Canada has a new COVID-19 hotspot, as Manitoba has overtaken Alberta as the province with the highest COVID-19 infection rate per capita.

Canada has a new COVID-19 hotspot, as Manitoba has overtaken Alberta as the province with the highest COVID-19 infection rate per capita.
As of Sunday, Manitoba has a seven-day average daily infection rate of 33.1 COVID-19 cases per 100,000 people, according to data compiled by Health Canada. 
Alberta’s daily infection rate dropped to a seven-day average of 32.9 COVID-19 cases per day, Health Canada reported. 
Manitoba was the last province west of the Maritimes to experience a third wave, driven by more contagious variants of concern and exacerbated by people who declined to adhere to pandemic restrictions, public health officials said
The number of daily infections in Manitoba has surged in recent weeks, culminating in a single-day provincial pandemic record of 560 new COVID-19 cases on Thursday.
In Alberta, the third wave peaked earlier in May and daily case counts are on the way down.
Manitoba has imposed a series of increasingly tough pandemic restrictions in recent weeks, culminating in the closure of gyms, places of worship and indoor restaurant dining rooms on May 9. 
Dr.

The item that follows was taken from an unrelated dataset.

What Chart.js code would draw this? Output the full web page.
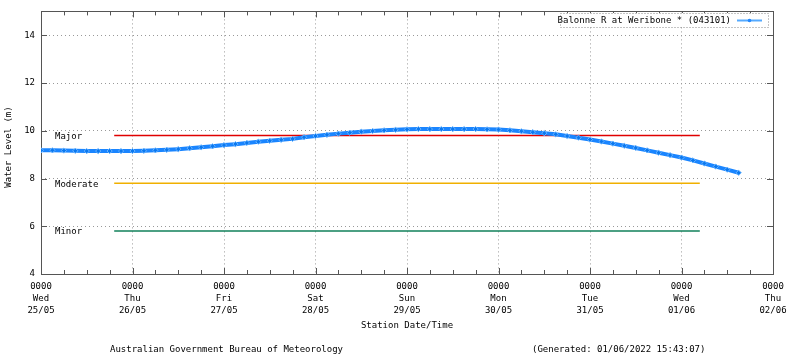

Jazz Atwal, Manitoba’s deputy chief public health officer, urged Manitobans to follow public health orders and get vaccinated if they haven’t already received a needle or booked an immunization appointment.
“All Manitobans aged 12 and older can now make an appointment for their first dose of vaccine, which will also help bring case numbers, hospitalizations and ICU admissions down in the longer term,” Atwal said in a statement on Sunday.
“Public health will continue to look at a number of factors to monitor the situation in Manitoba, and will take further steps to address the public health risk as needed.”
Premier Brian Pallister’s office said the rising case counts reinforce the need for Manitobans to follow public health orders and stay home when it’s possible. 
“Like other provinces and jurisdictions before us, we are in the midst of the third wave and we need everyone on ‘Team Manitoba’ to help protect each other and bend our COVID curve back down,” a spokesperson for the premier said in a statement on Sunday. “We’ve done it before, we can do it again.” 
Opposition NDP Leader Wab Kinew suggested the Progressive Conservative government’s management of the pandemic played a role in Manitoba’s third-wave outbreak.
“This is yet another grim milestone for Manitoba and the Pallister government one that is more than just data points, but real people that are getting sick, isolating from friends and family and even going into hospital,” Kinew said in a statement. 
“It may seem hard to remember right now, but things will get better if we band together, follow public health orders and all get vaccinated as quickly as possible.”
Winnipeg in particular has been hit hard by the pandemic’s third wave. Three-quarters of Manitoba’s 4,440 active cases of COVID-19 are in the Winnipeg health region.
Over the past week, Manitoba has averaged 459 daily COVID-19 cases, including Thursday’s case record.
On Sunday, Manitoba announced 534 new cases. The number of COVID-19 patients in Manitoba hospitals rose by 17 to 258, including a pandemic-record 71 in intensive care.
Modelling unveiled by the province Friday suggests case counts could level off this week but the number of patients in intensive care may continue to rise until the middle of June.